I have worked with an organization that works with the extremely poor in several developing nations. It was amazing to see what a difference was made over time because the leader of the organization dealt with the local governments assuming that once the rules were made, they would not change arbitrarily. The leader knew that such was not traditionally the case, but she was able to establish such a reputation with the locals that they were embarrassed to not live up to her expectations. Of course it also worked because she worked with those at the other end showing them that if they worked within the system, they would make more progress than if they went outside it.

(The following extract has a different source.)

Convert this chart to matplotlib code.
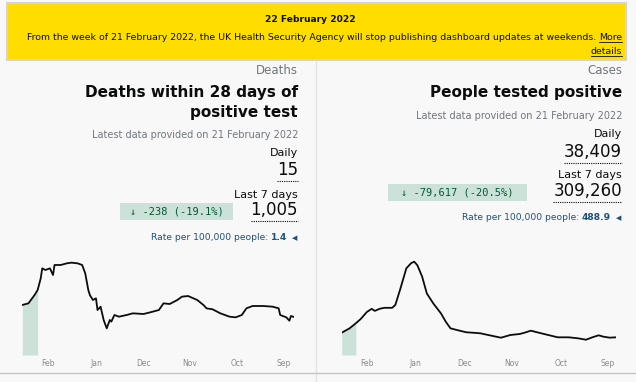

It also only worked because she limited the size of the organization to where she could establish a personal relationship with people at various levels.
Re:Stopped reading at... (Score:2, Insightful)
You should look into the Dust Bowl. My grandparents (children during the Great Depression) were so scarred by the experience that they lived in a $3000 house and rarely spent money for anything (wearing shoes til you could see through them) saving like crazy their entire lives, even when they had saved nearly a million dollars.
Farmers suffer from 2 things... poor climate/crops and poor commodities markets. The Dust Bowl was the former and the Great Depression was the latter. They only made it because of extreme poverty of lifestyle... things I, 3 generations removed, can barely comprehend.